O primeiro tour a cavalo custou 40 mil pesos para cada um e ele dura umas quatro horas. Nesse período, percorremos as montanhas em caminhos sinuosos e barrentos. As estreitas trilhas nos levam por casebres floridos e muitas plantações de cana, milho, café e banana, além de tomate, pimentão, uva e lulo, em menores quantidades. Lulo é uma fruta típica local, cujo suco é muito popular; como representante regional no McDonald´s, ela também virou sundae, um dos mais vendidos na lanchonete. O passeio continua por diversos sítios arqueológicos, nos quais o guia parava e nos explicava as descobertas dos estudiosos acerca das enormes estátuas de pedra. Muitas vezes, andávamos em terrenos íngremes e, em uma localidade, quando deixamos os cavalos presos à cerca para caminhar um pouco entre as esculturas, eu caí lindamente na lama, sujando toda a minha roupa.

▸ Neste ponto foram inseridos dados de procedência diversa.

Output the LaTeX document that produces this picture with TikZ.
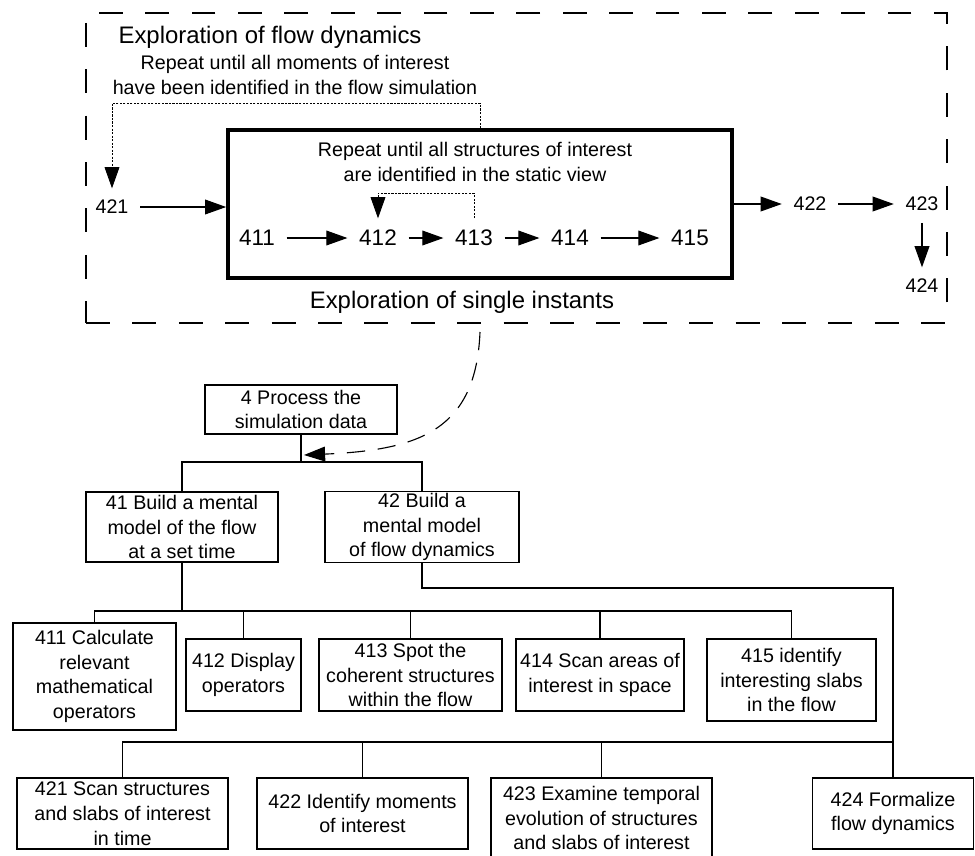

Nesse tour, os destaques estão nos sítios de El Tablón, La Chaquira, La Pelota e El Purutal. Em El Tablón, encontramos três estátuas representativas das civilizações que ali moraram, com início em 3600 a.C., pelos cálculos dos arqueólogos; na primeira, uma narigueira de ouro poderia demonstrar o valor estético do metal para os primeiros indígenas; no peito, ela exibe ainda o que seria um calendário agrícola; na cabeça, um turbante semelhante aos árabes e, nos olhos, desenhos em formato de águia.

a cavalo

a cavalo

 

El Tablón

El Tablón

Em La Chaquira, uma trilha a pé nos leva ao topo de um lindo vale com montanhas verdes de mata densa, rios e cachoeiras; a bela região é chamada de Canyon de Magdalena e nela eram feitos sacrifícios aos deuses. Escadas de madeira com corrimão facilitam o acesso até a ponta de uma montanha, onde várias quedas d’água que rasgam as florestas podem ser admiradas. Algumas pedras no caminho aparecem inusitadamente talhadas com imagens humanas e podem até passar despercebidas. O rio Magdalena divide as cordilheiras entre Central e Oriental e faz formar no vale um majestoso cânion.

La Chaquira

La Chaquira

 

cânion Magdalena em La Chaquira

cânion Magdalena em La Chaquira

 

pedra talhada em La Chaquira

pedra talhada em La Chaquira

Prosseguimos nas zonas rurais, por caminhos enlameados em campos abertos e também por vias estreitas até La Pelota e El Purutal, onde as estátuas estão muito bem preservadas e ainda pavoneiam vermelhos e amarelos originais. El Purutal é uma tumba e podemos circular ao redor do terreno escavado, que está protegido por cercas e um telhado. Foi ali que eu escorreguei e caí com muita graça. Em uma das obras, a tinta natural ainda está realmente forte e representa o sangue do menino que a parteira tem nas mãos; outra teoria é de uma mãe castigando seu filho; na cabeça, a mulher ostenta uma tiara com nove jaguares e os dentes também mostram caninos do animal, na simbolização de força. Quase todas as outras estatuas da região também exibem afiados dentes de jaguar. Apesar dos detalhes magníficos, a tumba é considerada pobre, pois foi encontrada apenas com cerâmicas, sem ouro.

pelo caminho

pelo caminho

 

El Purutal

El Purutal

 

El Purutal

El Purutal

 

estátua em El Purutal

estátua em El Purutal

Em La Pelota, a representação da águia dominando a serpente é a única estátua que se repete em outro lugar da região, no Parque Arqueológico, e demonstra fertilidade. Todas as outras obras são distintas expressões de deuses, sacerdotes ou simplesmente dos habitantes que ali viveram, trazendo sempre uma mensagem enigmática dos antepassados.

La Pelota

La Pelota

Deixamos os cavalos, Michael deu gorjeta ao guia e avançamos a pé para o Parque Arqueológico, criado em 1937 e declarado patrimônio cultural pela UNESCO, em 1995, que o qualificou como “o maior grupo de monumentos religiosos e esculturas megalíticas da América do Sul”. Nele, há dezenas de tumbas espalhadas por planícies abertas entre bosques fechados, chamadas de Mesitas; há ainda a Fuente Ceremonial Lavapatas, o Alto de Lavapatas, um museu arqueológico e o Bosque de las Estatuas. Iniciamos nossa investigação pelo museu, logo ao lado da entrada do parque, onde são encontradas cerâmicas e restos fósseis da cultura milenária. Em seguida, continuamos por caminhos calçados entre bosques até chegar às Mesitas, campos aplainados e gramados com várias tumbas espalhadas.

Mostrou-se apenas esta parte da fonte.